The full execution ensures reproducibility across environments — from local notebooks to production pipelines — enabling seamless data ingestion for Retrieval-Augmented Generation systems.

In [2]:
# --- Optional: Full Ingestion Execution ---
# Runs all three stages (ETL -> Chunking -> VectorStore) sequentially.
# Equivalent to running from the terminal:
# PYTHONPATH=src uv run src/backend/main.py --step full

import sys, runpy

sys.argv = ["backend/main.py", "--step", "full"]
_ = runpy.run_module("main", run_name="__main__")

  from .autonotebook import tqdm as notebook_tqdm



Starting full RAG preprocessing phase of the RAG workflow pipeline...

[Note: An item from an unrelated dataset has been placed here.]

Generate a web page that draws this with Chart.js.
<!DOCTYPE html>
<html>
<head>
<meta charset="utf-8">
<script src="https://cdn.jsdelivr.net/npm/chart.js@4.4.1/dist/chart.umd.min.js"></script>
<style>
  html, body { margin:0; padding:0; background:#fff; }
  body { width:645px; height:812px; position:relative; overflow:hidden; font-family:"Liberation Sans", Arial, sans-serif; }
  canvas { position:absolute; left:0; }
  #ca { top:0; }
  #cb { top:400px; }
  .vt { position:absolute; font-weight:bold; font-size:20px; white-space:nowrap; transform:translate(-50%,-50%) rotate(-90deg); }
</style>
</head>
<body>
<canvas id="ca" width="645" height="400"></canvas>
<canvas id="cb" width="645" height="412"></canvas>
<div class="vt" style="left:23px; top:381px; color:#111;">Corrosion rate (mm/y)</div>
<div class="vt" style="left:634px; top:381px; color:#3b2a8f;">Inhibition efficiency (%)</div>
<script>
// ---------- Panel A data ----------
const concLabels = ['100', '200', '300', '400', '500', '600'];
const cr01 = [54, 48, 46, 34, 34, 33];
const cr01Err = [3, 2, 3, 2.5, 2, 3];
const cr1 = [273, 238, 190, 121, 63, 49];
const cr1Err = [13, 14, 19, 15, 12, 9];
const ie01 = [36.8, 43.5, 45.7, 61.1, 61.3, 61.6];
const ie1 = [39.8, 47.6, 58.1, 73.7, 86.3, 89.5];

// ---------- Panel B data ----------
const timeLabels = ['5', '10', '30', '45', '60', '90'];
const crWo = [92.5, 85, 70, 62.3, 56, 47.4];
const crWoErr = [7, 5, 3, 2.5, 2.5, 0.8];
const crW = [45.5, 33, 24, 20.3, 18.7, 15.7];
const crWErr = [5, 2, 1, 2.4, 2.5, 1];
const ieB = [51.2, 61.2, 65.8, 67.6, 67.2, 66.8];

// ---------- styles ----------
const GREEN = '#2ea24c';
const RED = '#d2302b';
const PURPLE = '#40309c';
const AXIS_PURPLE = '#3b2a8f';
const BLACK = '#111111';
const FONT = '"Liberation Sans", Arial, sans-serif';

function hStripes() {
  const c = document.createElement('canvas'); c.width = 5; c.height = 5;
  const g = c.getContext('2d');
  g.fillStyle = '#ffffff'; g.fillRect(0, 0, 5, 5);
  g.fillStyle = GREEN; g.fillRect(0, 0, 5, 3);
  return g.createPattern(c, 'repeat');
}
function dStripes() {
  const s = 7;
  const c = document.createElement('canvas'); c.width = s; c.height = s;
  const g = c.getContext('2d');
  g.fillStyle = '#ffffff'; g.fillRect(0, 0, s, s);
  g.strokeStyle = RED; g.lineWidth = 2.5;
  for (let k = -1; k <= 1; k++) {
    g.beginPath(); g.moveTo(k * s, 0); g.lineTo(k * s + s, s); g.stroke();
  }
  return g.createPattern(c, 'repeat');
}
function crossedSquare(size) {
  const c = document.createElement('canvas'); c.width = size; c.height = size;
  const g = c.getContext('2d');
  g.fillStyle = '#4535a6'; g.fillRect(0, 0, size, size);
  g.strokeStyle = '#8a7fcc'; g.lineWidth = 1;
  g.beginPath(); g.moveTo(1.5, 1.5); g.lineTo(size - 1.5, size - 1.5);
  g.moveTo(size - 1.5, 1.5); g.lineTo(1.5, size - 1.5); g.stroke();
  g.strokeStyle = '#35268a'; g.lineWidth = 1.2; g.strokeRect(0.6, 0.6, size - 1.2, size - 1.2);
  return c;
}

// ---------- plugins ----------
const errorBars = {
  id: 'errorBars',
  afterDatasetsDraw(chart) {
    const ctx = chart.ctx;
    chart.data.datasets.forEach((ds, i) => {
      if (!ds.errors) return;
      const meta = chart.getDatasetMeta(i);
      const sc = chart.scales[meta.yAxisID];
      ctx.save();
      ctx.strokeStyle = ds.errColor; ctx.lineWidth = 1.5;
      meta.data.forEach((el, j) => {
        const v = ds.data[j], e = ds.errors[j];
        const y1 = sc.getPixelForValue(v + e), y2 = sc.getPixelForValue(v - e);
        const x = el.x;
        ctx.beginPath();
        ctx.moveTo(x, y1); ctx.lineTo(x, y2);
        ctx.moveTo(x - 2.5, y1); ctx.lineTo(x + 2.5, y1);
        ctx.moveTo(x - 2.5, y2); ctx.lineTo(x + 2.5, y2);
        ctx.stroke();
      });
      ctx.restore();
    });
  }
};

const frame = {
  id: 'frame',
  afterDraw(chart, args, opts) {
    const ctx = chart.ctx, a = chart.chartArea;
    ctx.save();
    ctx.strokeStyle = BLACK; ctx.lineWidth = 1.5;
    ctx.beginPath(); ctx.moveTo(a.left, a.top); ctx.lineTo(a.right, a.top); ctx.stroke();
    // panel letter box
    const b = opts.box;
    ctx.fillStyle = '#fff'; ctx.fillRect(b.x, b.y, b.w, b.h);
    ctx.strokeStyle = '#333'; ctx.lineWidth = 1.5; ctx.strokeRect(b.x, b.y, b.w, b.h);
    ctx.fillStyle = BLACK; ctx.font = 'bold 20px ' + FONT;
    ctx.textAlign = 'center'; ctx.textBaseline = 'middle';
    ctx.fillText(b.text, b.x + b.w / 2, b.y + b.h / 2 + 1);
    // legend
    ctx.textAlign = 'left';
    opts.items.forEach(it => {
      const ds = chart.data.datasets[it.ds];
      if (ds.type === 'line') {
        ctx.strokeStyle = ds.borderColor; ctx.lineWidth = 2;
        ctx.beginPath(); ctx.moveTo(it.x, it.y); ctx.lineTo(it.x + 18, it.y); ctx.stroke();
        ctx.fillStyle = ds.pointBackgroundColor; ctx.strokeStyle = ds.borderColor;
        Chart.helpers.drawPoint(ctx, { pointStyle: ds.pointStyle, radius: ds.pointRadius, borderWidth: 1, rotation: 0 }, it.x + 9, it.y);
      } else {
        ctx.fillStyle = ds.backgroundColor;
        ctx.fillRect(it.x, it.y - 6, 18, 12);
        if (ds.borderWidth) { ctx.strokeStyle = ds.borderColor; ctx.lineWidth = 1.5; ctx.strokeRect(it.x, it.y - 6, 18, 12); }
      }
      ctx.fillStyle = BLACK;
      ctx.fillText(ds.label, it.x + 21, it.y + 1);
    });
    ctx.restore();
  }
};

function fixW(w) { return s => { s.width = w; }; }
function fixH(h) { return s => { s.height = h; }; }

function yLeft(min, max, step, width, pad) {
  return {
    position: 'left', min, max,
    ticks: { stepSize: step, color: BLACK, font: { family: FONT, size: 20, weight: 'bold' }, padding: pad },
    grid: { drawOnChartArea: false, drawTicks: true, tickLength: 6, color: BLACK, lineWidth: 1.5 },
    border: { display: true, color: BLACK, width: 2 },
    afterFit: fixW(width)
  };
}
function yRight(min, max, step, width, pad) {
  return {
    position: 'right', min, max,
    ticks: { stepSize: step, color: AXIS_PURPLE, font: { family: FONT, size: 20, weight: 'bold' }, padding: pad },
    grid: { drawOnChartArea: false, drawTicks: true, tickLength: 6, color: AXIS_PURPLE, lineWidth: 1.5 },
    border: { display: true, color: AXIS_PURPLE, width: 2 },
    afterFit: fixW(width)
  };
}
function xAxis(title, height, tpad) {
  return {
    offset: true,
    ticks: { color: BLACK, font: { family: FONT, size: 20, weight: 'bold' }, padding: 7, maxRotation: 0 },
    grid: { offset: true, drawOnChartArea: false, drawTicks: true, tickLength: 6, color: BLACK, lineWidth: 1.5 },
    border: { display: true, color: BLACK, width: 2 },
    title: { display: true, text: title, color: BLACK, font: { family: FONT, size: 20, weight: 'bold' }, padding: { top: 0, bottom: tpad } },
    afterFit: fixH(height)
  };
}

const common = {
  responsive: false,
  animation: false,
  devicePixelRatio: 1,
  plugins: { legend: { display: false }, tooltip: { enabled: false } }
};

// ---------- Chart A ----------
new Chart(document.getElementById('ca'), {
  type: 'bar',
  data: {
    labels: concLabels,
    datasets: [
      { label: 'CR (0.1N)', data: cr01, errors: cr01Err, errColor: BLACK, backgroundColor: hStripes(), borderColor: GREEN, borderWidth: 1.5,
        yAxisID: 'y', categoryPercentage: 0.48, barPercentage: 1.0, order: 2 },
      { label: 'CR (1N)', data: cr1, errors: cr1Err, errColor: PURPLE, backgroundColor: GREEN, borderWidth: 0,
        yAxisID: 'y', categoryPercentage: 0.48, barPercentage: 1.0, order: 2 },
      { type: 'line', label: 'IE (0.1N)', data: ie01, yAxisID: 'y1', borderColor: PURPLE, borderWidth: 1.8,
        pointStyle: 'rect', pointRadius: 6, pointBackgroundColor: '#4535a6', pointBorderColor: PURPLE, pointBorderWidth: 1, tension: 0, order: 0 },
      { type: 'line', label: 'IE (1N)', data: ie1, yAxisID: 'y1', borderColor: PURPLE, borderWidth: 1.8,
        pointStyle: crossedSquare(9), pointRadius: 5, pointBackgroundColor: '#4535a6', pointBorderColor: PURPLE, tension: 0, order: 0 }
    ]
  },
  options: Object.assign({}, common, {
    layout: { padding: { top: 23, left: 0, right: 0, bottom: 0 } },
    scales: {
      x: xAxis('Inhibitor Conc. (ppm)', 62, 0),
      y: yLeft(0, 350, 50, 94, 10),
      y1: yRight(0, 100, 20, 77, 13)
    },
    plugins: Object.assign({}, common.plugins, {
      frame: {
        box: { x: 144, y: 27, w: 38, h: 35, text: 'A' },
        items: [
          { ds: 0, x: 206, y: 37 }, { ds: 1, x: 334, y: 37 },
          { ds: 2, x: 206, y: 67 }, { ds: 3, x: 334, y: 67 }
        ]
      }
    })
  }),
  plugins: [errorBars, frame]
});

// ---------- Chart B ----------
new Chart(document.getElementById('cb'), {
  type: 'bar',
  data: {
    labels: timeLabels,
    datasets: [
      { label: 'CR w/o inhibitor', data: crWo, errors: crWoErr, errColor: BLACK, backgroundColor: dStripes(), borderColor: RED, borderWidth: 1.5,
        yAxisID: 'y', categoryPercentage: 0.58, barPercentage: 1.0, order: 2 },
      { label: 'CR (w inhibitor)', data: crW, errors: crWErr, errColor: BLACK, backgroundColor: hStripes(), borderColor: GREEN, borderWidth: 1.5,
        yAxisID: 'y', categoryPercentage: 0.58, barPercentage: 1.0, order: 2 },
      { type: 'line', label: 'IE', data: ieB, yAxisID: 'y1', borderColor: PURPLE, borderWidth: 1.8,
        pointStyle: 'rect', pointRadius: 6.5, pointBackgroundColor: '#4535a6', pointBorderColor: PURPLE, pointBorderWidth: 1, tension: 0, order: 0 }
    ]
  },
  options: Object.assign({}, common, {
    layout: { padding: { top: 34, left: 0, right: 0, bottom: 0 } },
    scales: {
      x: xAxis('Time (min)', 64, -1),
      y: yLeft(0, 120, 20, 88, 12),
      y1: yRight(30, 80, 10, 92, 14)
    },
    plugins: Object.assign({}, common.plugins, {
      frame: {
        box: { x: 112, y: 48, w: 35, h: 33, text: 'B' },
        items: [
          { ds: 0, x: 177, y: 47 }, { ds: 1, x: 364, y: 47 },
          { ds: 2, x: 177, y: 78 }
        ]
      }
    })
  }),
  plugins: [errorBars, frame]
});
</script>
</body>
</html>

Loaded raw dataset with 34886 rows from /home/ilfn/datascience/workspace/rag-movie-plots/data/raw/wiki_movie_plots_deduped.csv
Cleaned CSV saved to /home/ilfn/datascience/workspace/rag-movie-plots/data/processed/v20251111/movies_clean.csv
JSONL file created at /home/ilfn/datascience/workspace/rag-movie-plots/data/processed/v20251111/docs.jsonl
Data processing completed successfully.

ETL completed.

Saving 245859 chunks to /home/ilfn/datascience/workspace/rag-movie-plots/data/processed/v20251111/chunks.jsonl

Chunking completed.

Reading chunks from /home/ilfn/datascience/workspace/rag-movie-plots/data/processed/v20251111/chunks.jsonl...
Preparing 245859 documents for vector storage...
Generating embeddings with model: sentence-transformers/all-MiniLM-L6-v2
Persisting ChromaDB at: /home/ilfn/datascience/workspace/rag-movie-plots/db/chroma

VectorStore creation completed.

Full pipeline finished successfully.

[full

_Expected output_:
* Complete ingestion process executed end-to-end.
* All artifacts generated under `data/processed/vYYYYMMDD/`.

## **Notebook Summary**

**This notebook allows you to**:
* Run and debug each ingestion step individually.
* Inspect intermediate outputs (`movies_clean.csv`, `docs.jsonl`, `chunks.jsonl`).
* Ensure the full ingestion pipeline works consistently across environments (notebook, CLI, production).